Holden, Raymond. The Virtuoso Conductors: The Central European Tradition from Wagner to Karajan. New Haven, Conn.: Yale University Press, 2005. As a professional conductor, the author covers the rehearsal techniques, the performance practices, and other topics of nine European conductors after Wagner, including Walter.

Ryding, Erik, and Rebecca Pechefsky. Bruno Walter: A World Elsewhere. New Haven, Conn.: Yale University Press, 2001. A major biographical study based on Walter’s numerous unpublished letters, which are archived at the New York Public Library, and on interviews with more than sixty acquaintances.

Walter, Bruno. Gustav Mahler. Translation from the German supervised by Lotte Walter Lindt. New York: Alfred A. Knopf, 1958. This brief biography of Mahler presents Walter’s recollections and reflections on the master.

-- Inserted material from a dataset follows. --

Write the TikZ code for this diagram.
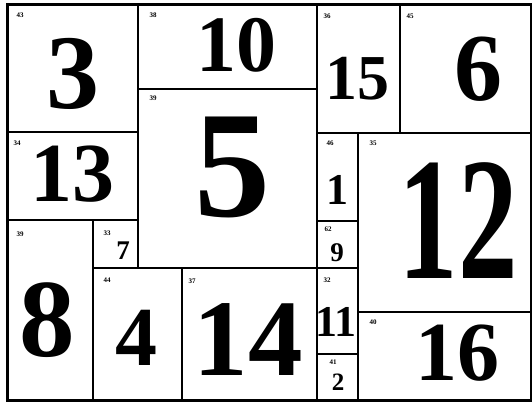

‗‗‗‗‗‗‗. Of Music and Music Making. Translated by Paul Hamburger. New York: Norton, 1961. Outlines Walter’s ideas on the education of orchestra members, solidifying his role as an educational conductor.

‗‗‗‗‗‗‗. Theme and Variations: An Autobiography. Translated by James A. Galston. New York: Alfred A. Knopf, 1946. Walter’s autobiography provides detailed information about his life as conductor, and it includes fascinating insights on music and on the musicians of his time.